La morte di Michela Murgia e il suo funerale a porte aperte hanno condotto nella capitale migliaia di donne da tutta Italia per l’ultimo saluto, come in una famiglia. La scrittrice ha saputo dare voce a un mondo che la nostra società tende a nascondere, quello della disparità di privilegi alla nascita tra uomini e donne, e questa voce ha finalmente iniziato a farsi sentire. La questione della voce è centrale in tutte le tematiche affrontate da Murgia nel corso degli anni, nei suoi libri, in radio e in televisione, ed esprime un concetto chiave della critica femminista: il linguaggio dà forma alla società e analizzandolo si possono capire tante idee così interiorizzate che le applichiamo senza rendercene conto, influenzando negativamente anche le persone che abbiamo attorno o noi stessi.
Il suo saggio Stai Zitta parte proprio dal racconto di alcune occasioni in cui la sua voce e quella di colleghe è stata messa a tacere pubblicamente con questa espressione, sancita aggressivamente da uomo. Nel corso del tempo ci siamo abituati a sentir dire queste parole per far stare zitta una donna, anche in televisione, mentre non immagineremmo di fargliela passare liscia nella situazione opposta. Ecco un palese caso di sessismo, perché dietro la semplice maleducazione si nasconde un doppio standard, che evidenzia un problema diffuso di come immaginiamo che una donna debba parlare ed esprimersi in pubblico. Qualora sia pronta a discutere in maniera approfondita di un argomento o a difendere in maniera dialettica la propria posizione viene additata di essere una maestrina. Quando tra loro conversano in gruppo si usa parlare di pollaio, mentre non oseremmo mai fare un paragone equivalente nel caso di un gruppo di uomini.

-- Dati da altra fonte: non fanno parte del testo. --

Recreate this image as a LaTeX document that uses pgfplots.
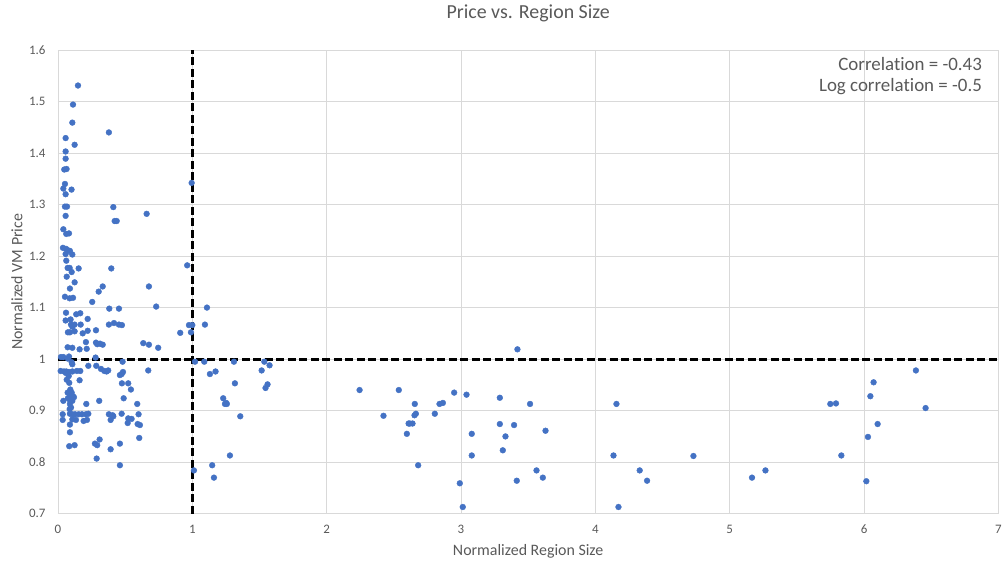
\documentclass[border=0pt]{standalone}
\usepackage{pgfplots}
\pgfplotsset{compat=1.18}
\usepackage{fontspec}
\setmainfont{Carlito}[Ligatures={NoCommon}]
\definecolor{ptblue}{HTML}{4472C4}
\definecolor{txtgray}{HTML}{595959}
\definecolor{gridgray}{HTML}{D9D9D9}
\begin{document}
\begin{tikzpicture}
\begin{axis}[
  at={(0,0)}, anchor=south west,
  scale only axis, width=941bp, height=464bp,
  xmin=0, xmax=7, ymin=0.7, ymax=1.6,
  xtick={0,1,...,7}, ytick={0.7,0.8,0.9,1.0,1.1,1.2,1.3,1.4,1.5,1.6},
  xticklabels={0,1,2,3,4,5,6,7},
  yticklabels={0.7,0.8,0.9,1,1.1,1.2,1.3,1.4,1.5,1.6},
  tick style={draw=none},
  grid=major, grid style={draw=gridgray, line width=0.8bp},
  axis line style={draw=gridgray, line width=0.8bp},
  ticklabel style={font=\fontsize{13}{15}\selectfont, text=txtgray},
  yticklabel style={anchor=east, xshift=-9bp},
  xticklabel style={anchor=north, yshift=-8bp},
  xlabel={Normalized Region Size}, ylabel={Normalized VM Price},
  label style={font=\fontsize{16}{19}\selectfont, text=txtgray},
  xlabel style={at={(axis description cs:0.5,0)}, anchor=center, yshift=-38bp},
  ylabel style={at={(axis description cs:0,0.5)}, anchor=center, yshift=41bp},
  title={Price vs. Region Size},
  title style={font=\fontsize{20}{23}\selectfont, text=txtgray, at={(axis description cs:0.5,1)}, anchor=center, yshift=31bp},
  clip=false,
]
\addplot[black, line width=2.8bp, dash pattern=on 8bp off 3.5bp] coordinates {(1,0.7) (1,1.6)};
\addplot[black, line width=2.8bp, dash pattern=on 8bp off 3.5bp] coordinates {(0,1) (7,1)};
\addplot[only marks, color=ptblue, mark=*, mark size=2.9bp, mark options={fill=ptblue, draw=none}] table {
x y
0.995 1.342
0.962 1.182
1.109 1.100
1.094 1.067
0.975 1.066
1.000 1.066
0.990 1.052
0.910 1.051
1.020 0.995
1.089 0.995
1.310 0.995
1.536 0.995
1.575 0.988
1.516 0.978
1.131 0.971
1.173 0.976
1.317 0.953
1.560 0.951
1.545 0.944
1.230 0.924
1.252 0.915
1.243 0.913
1.257 0.913
1.357 0.889
1.012 0.784
1.148 0.794
1.161 0.770
1.280 0.813
2.245 0.940
2.537 0.940
2.423 0.890
2.610 0.875
2.597 0.855
3.420 1.019
2.656 0.913
2.654 0.891
2.664 0.894
2.619 0.875
2.639 0.875
2.681 0.794
2.805 0.894
2.840 0.913
2.865 0.915
2.949 0.935
3.041 0.931
3.080 0.855
3.080 0.813
2.991 0.759
3.013 0.713
3.289 0.925
3.289 0.874
3.395 0.872
3.331 0.850
3.311 0.823
3.514 0.913
3.629 0.861
3.562 0.784
3.609 0.770
3.415 0.764
4.157 0.913
4.135 0.813
4.172 0.713
4.330 0.784
4.385 0.764
4.730 0.812
5.166 0.770
5.266 0.784
5.749 0.913
5.791 0.914
5.831 0.813
6.017 0.763
6.029 0.849
6.047 0.928
6.071 0.955
6.101 0.874
6.386 0.978
6.458 0.905
0.149 1.531
0.112 1.494
0.107 1.459
0.379 1.440
0.057 1.429
0.124 1.416
0.057 1.403
0.057 1.389
0.047 1.368
0.064 1.369
0.052 1.340
0.040 1.331
0.101 1.329
0.057 1.320
0.052 1.296
0.067 1.296
0.412 1.295
0.057 1.278
0.660 1.282
0.422 1.268
0.437 1.268
0.040 1.252
0.082 1.244
0.062 1.243
0.037 1.216
0.060 1.214
0.077 1.211
0.089 1.210
0.107 1.203
0.057 1.204
0.062 1.191
0.072 1.177
0.087 1.177
0.102 1.169
0.154 1.176
0.397 1.176
0.065 1.160
0.124 1.149
0.089 1.137
0.333 1.141
0.303 1.131
0.677 1.141
0.052 1.121
0.087 1.118
0.112 1.119
0.255 1.111
0.731 1.102
0.382 1.098
0.454 1.098
0.060 1.090
0.136 1.087
0.166 1.089
0.221 1.078
0.057 1.075
0.094 1.077
0.379 1.067
0.417 1.070
0.454 1.067
0.476 1.066
0.097 1.067
0.124 1.067
0.169 1.067
0.107 1.063
0.074 1.052
0.089 1.052
0.124 1.054
0.184 1.050
0.221 1.055
0.283 1.056
0.208 1.033
0.283 1.032
0.292 1.029
0.313 1.030
0.333 1.028
0.635 1.031
0.677 1.028
0.746 1.022
0.072 1.023
0.107 1.022
0.161 1.019
0.214 1.020
0.022 1.004
0.040 1.004
0.074 1.001
0.082 1.005
0.280 1.003
0.102 0.994
0.107 0.990
0.481 0.995
0.226 0.987
0.285 0.987
0.020 0.977
0.045 0.976
0.062 0.976
0.082 0.975
0.107 0.976
0.141 0.977
0.166 0.977
0.320 0.981
0.345 0.977
0.374 0.978
0.362 0.976
0.672 0.978
0.060 0.973
0.080 0.967
0.484 0.975
0.474 0.971
0.461 0.969
0.065 0.960
0.084 0.954
0.161 0.959
0.476 0.953
0.523 0.953
0.543 0.941
0.092 0.941
0.072 0.935
0.102 0.935
0.112 0.928
0.089 0.928
0.119 0.926
0.074 0.924
0.489 0.924
0.040 0.919
0.092 0.919
0.107 0.919
0.307 0.919
0.089 0.913
0.097 0.906
0.087 0.903
0.211 0.913
0.590 0.913
0.035 0.893
0.035 0.882
0.089 0.894
0.107 0.893
0.127 0.893
0.154 0.893
0.179 0.893
0.208 0.893
0.226 0.894
0.379 0.893
0.412 0.889
0.392 0.882
0.407 0.891
0.474 0.894
0.523 0.885
0.519 0.876
0.548 0.884
0.600 0.893
0.593 0.874
0.610 0.872
0.107 0.883
0.134 0.882
0.191 0.880
0.216 0.882
0.089 0.873
0.089 0.858
0.605 0.847
0.310 0.844
0.275 0.836
0.292 0.833
0.084 0.831
0.124 0.833
0.392 0.825
0.461 0.836
0.288 0.807
0.461 0.794
};
\node[anchor=east, font=\fontsize{19}{22}\selectfont, text=txtgray] at (rel axis cs:1,1) [xshift=-13bp, yshift=-14bp] {Correlation = -0.43};
\node[anchor=east, font=\fontsize{19}{22}\selectfont, text=txtgray] at (rel axis cs:1,1) [xshift=-13bp, yshift=-37bp] {Log correlation = -0.5};
\end{axis}
\path[use as bounding box] (-58bp,-50bp) rectangle (947bp,514bp);
\end{tikzpicture}
\end{document}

In cosa si traduce questo aspetto? In trasmissioni televisive in cui gli esperti intervistati sono quasi sempre uomini; in un maschilismo latente anche tra i più progressisti, che fanno fatica ad ammettere di volere un femminismo silenzioso, in cui la donna serve solo a fare presenza per pulirsi la coscienza. Alcuni provano a difendersi citando una presunta onnipresenza femminile, ma basta dare un’occhiata ai numeri per capire che questa non esiste. Nel 2018 l’autrice decise di fare una ricerca sul numero di giornaliste presenti tra le pagine dei quotidiani nazionali. Scoprì non solo che le donne erano pochissime, ma che erano per la maggior parte anche sottopagate e spesso rilegate a scrivere articoli riguardo tematiche considerate “femminili” dalla società, come relazioni sentimentali o cura della casa. La risposta mediatica fu intensa e variegata, con colleghi che provarono a negare il valore di questa scoperta e altri che rimasero stupiti dal risultato del conteggio, ma anche con un’ondata di supporto sui social da parte delle persone comuni.
Questa realtà distorta continua a esistere anche grazie a una serie di frasi fatte, tipiche del linguaggio quotidiano, che si lamentano di chi fa presente la discrepanza nei numeri e chiede a gran voce, per esempio, le quote rosa. Tra le frasi più comuni, Michela Murgia cita le seguenti: “ciò che conta è il valore della persona”, “è offensivo coinvolgere le donne in quanto donne”, “non ci sono nomi di donne prestigiosi come quelli degli uomini”. Alla base di questi pensieri, in parte comprensibili per l’educazione che abbiamo ricevuto in società, c’è il problema che l’assenza di donne in alcuni ambiti non viene neanche percepito. Le donne non richiedono di essere calcolate in quanto donne con una corsia privilegiata, e non possono essere equiparate a delle categorie socio-culturali. Sono la metà del genere umano e chiedono semplicemente di essere considerate, cosa che nella maggior parte dei casi non viene fatto. Strumenti politici come le quote rosa, dunque, diventano semplicemente strumenti temporanei che dovrebbero far riflettere e contribuire ad arginare un problema diffuso mentre si lavora per risolverlo nelle fondamenta.